** begin Supplied information **
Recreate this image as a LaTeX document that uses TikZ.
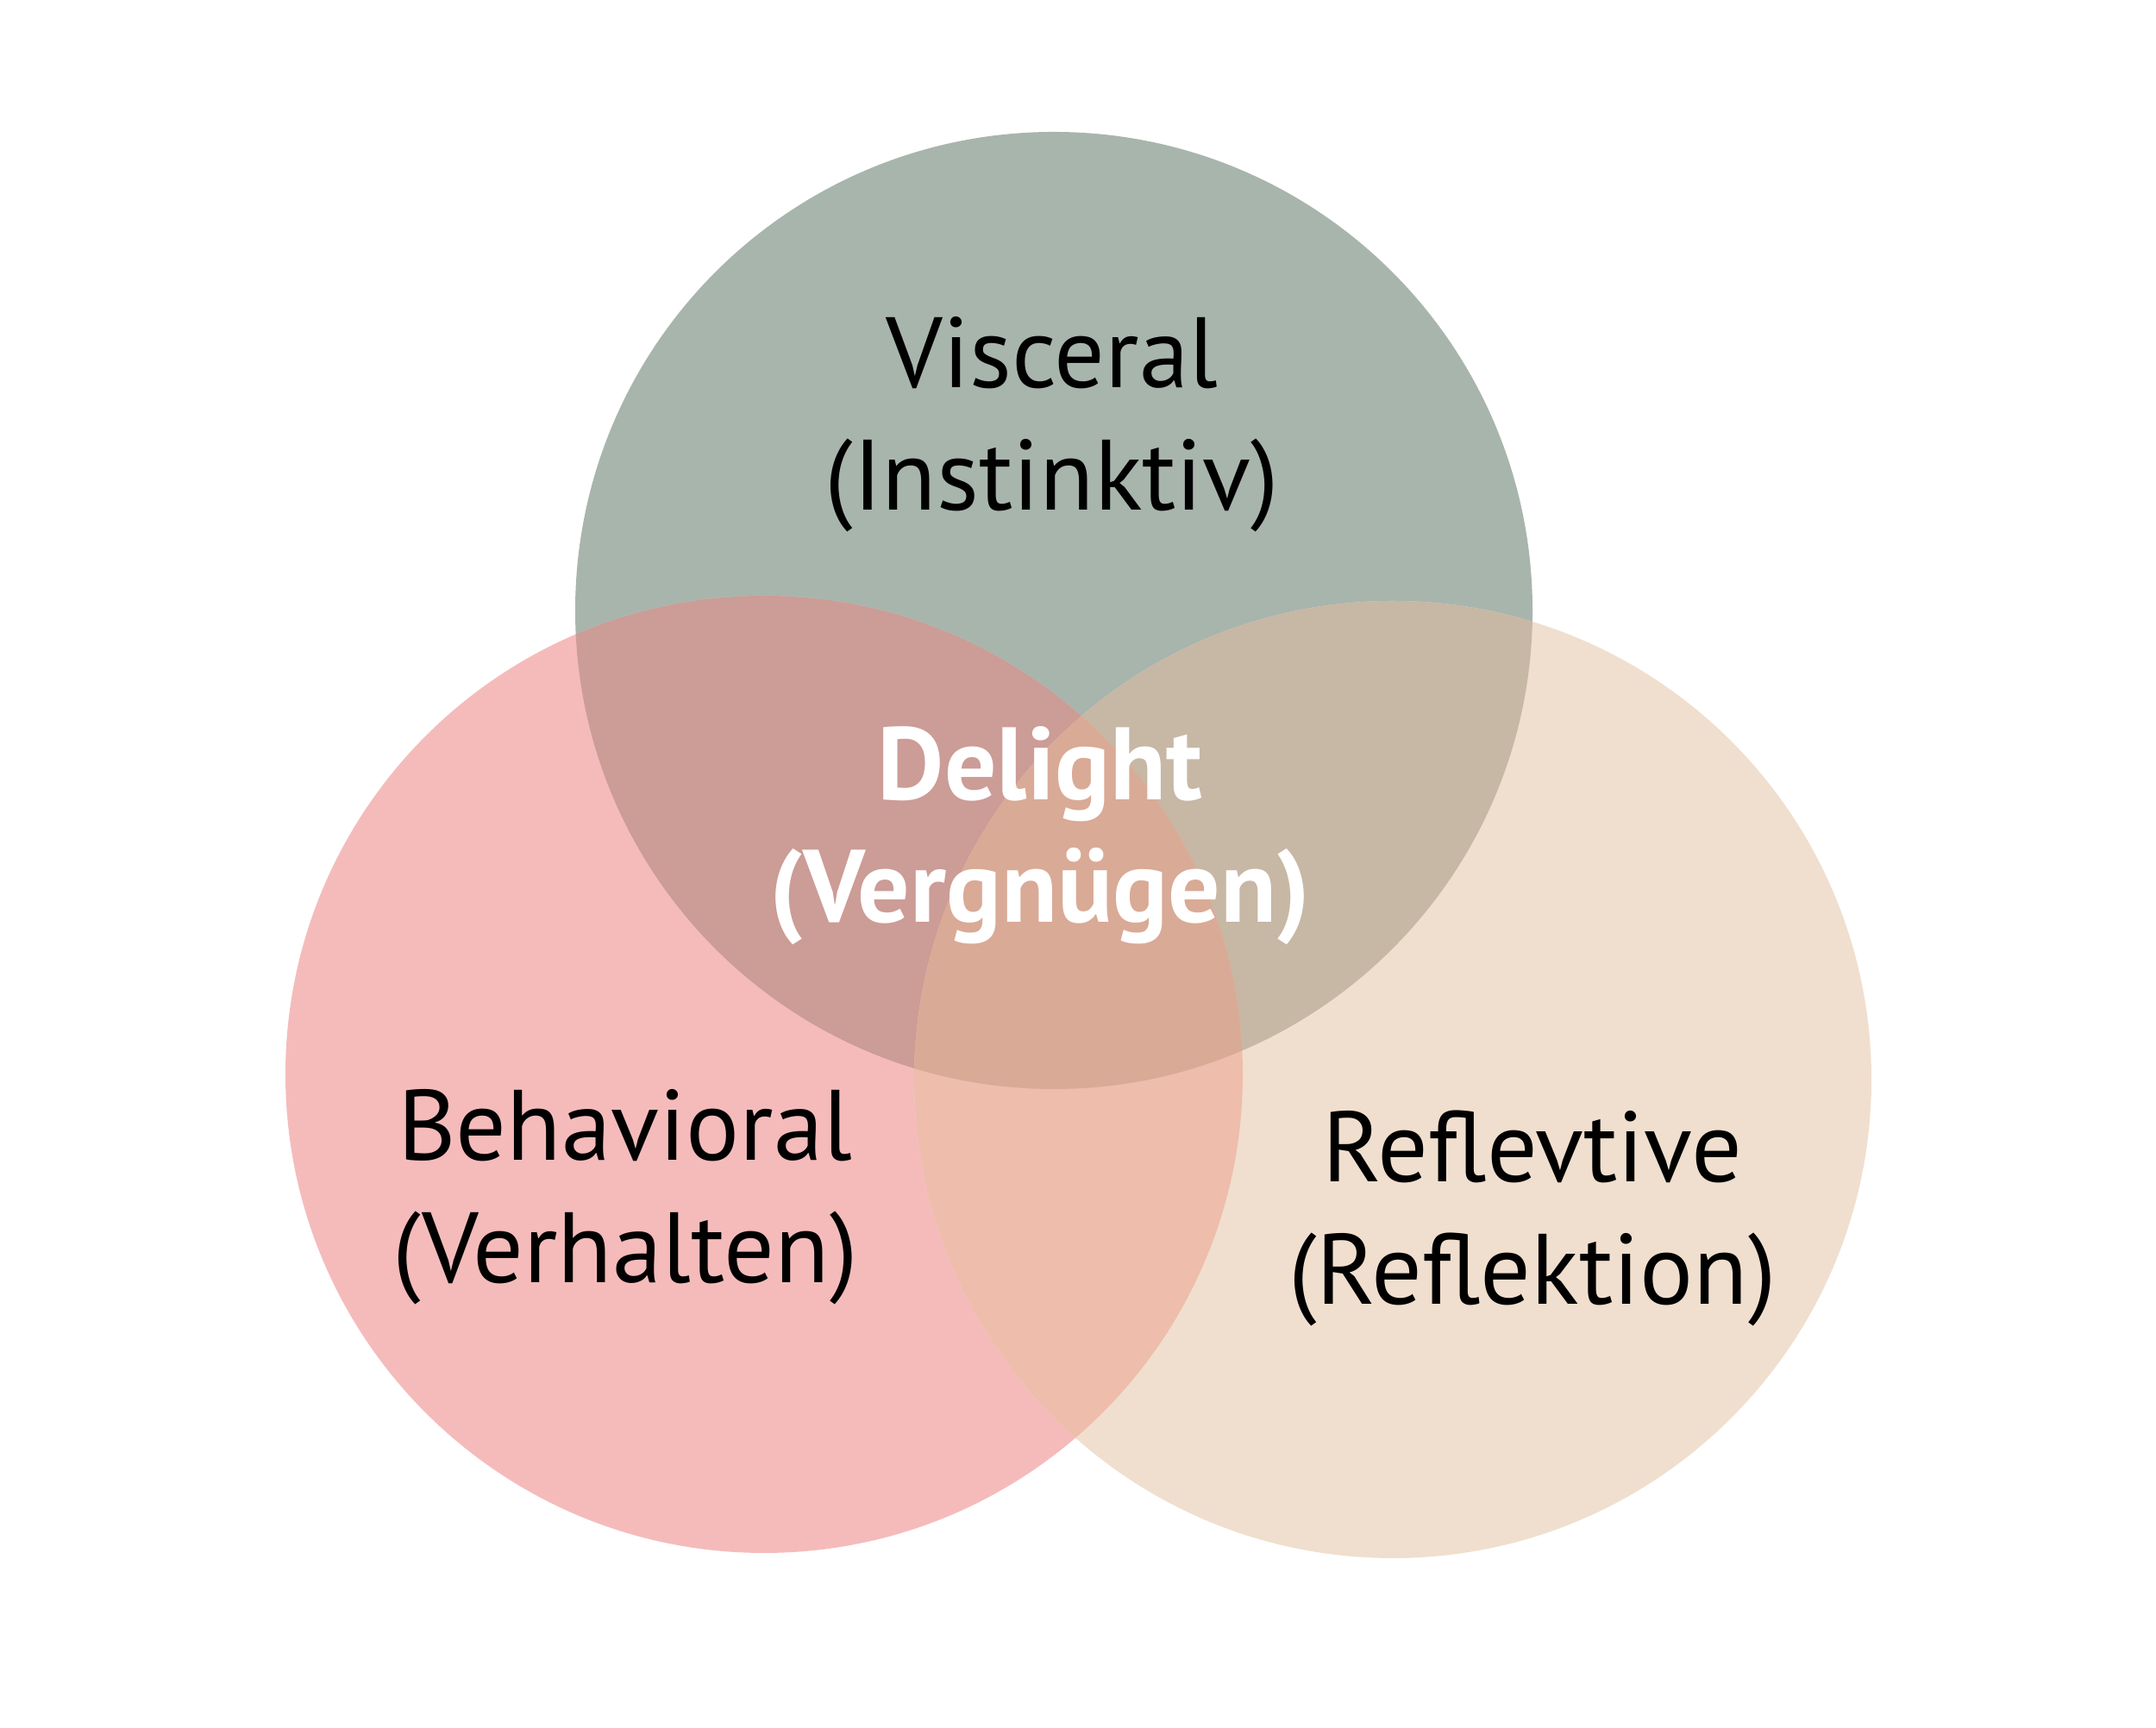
\documentclass[tikz,border=0pt]{standalone}
\usepackage{fontspec}
\setmainfont{PT Sans}
\usetikzlibrary{positioning}

\definecolor{visccol}{RGB}{168,181,172}
\definecolor{behavcol}{RGB}{245,187,187}
\definecolor{reflcol}{RGB}{240,223,206}
\definecolor{vbcol}{RGB}{204,156,150}
\definecolor{vrcol}{RGB}{199,183,165}
\definecolor{brcol}{RGB}{238,189,172}
\definecolor{allcol}{RGB}{217,170,150}

\begin{document}
\begin{tikzpicture}[blob/.style={circle, draw=none, minimum size=11.1cm, inner sep=0pt},
    label text/.style={align=center, anchor=base, font=\fontsize{33}{40.4}\selectfont},
    delight text/.style={align=center, anchor=base, text=white, font=\fontsize{34}{40.4}\selectfont\bfseries}]

    \useasboundingbox (0,0) rectangle (25,20.04);
    \fill[white] (0,0) rectangle (25,20.04);

    \node(visc)[blob, fill=visccol] at (12.22,12.96) {};
    \node(behav)[blob, fill=behavcol] at (8.86,7.58) {};
    \node(refl)[blob, fill=reflcol] at (16.15,7.52) {};

    % overlaps
    \begin{scope}
      \clip (visc.center) circle (5.55);
      \fill[vbcol] (behav.center) circle (5.55);
      \fill[vrcol] (refl.center) circle (5.55);
    \end{scope}
    \begin{scope}
      \clip (behav.center) circle (5.55);
      \fill[brcol] (refl.center) circle (5.55);
      \clip (visc.center) circle (5.55);
      \fill[allcol] (refl.center) circle (5.55);
    \end{scope}

    \node(visc-text)[label text] at (12.20,14.12) {Visceral\\(Instinktiv)};
    \node(behav-text)[label text] at (7.25,5.16) {Behavioral\\(Verhalten)};
    \node(refl-text)[label text] at (17.77,4.91) {Reflevtive\\(Reflektion)};
    \node(delight-text)[delight text] at (12.06,9.34) {Delight\\(Vergnügen)};
  \end{tikzpicture}
\end{document}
** end Supplied information **
- **Aim of the exercise**
Omit every picture, then repeat the remaining data exactly as it appears above.

- **Answer for the task**
Recreate this image as a LaTeX document that uses TikZ.
\documentclass[tikz,border=0pt]{standalone}
\usepackage{fontspec}
\setmainfont{PT Sans}
\usetikzlibrary{positioning}

\definecolor{visccol}{RGB}{168,181,172}
\definecolor{behavcol}{RGB}{245,187,187}
\definecolor{reflcol}{RGB}{240,223,206}
\definecolor{vbcol}{RGB}{204,156,150}
\definecolor{vrcol}{RGB}{199,183,165}
\definecolor{brcol}{RGB}{238,189,172}
\definecolor{allcol}{RGB}{217,170,150}

\begin{document}
\begin{tikzpicture}[blob/.style={circle, draw=none, minimum size=11.1cm, inner sep=0pt},
    label text/.style={align=center, anchor=base, font=\fontsize{33}{40.4}\selectfont},
    delight text/.style={align=center, anchor=base, text=white, font=\fontsize{34}{40.4}\selectfont\bfseries}]

    \useasboundingbox (0,0) rectangle (25,20.04);
    \fill[white] (0,0) rectangle (25,20.04);

    \node(visc)[blob, fill=visccol] at (12.22,12.96) {};
    \node(behav)[blob, fill=behavcol] at (8.86,7.58) {};
    \node(refl)[blob, fill=reflcol] at (16.15,7.52) {};

    % overlaps
    \begin{scope}
      \clip (visc.center) circle (5.55);
      \fill[vbcol] (behav.center) circle (5.55);
      \fill[vrcol] (refl.center) circle (5.55);
    \end{scope}
    \begin{scope}
      \clip (behav.center) circle (5.55);
      \fill[brcol] (refl.center) circle (5.55);
      \clip (visc.center) circle (5.55);
      \fill[allcol] (refl.center) circle (5.55);
    \end{scope}

    \node(visc-text)[label text] at (12.20,14.12) {Visceral\\(Instinktiv)};
    \node(behav-text)[label text] at (7.25,5.16) {Behavioral\\(Verhalten)};
    \node(refl-text)[label text] at (17.77,4.91) {Reflevtive\\(Reflektion)};
    \node(delight-text)[delight text] at (12.06,9.34) {Delight\\(Vergnügen)};
  \end{tikzpicture}
\end{document}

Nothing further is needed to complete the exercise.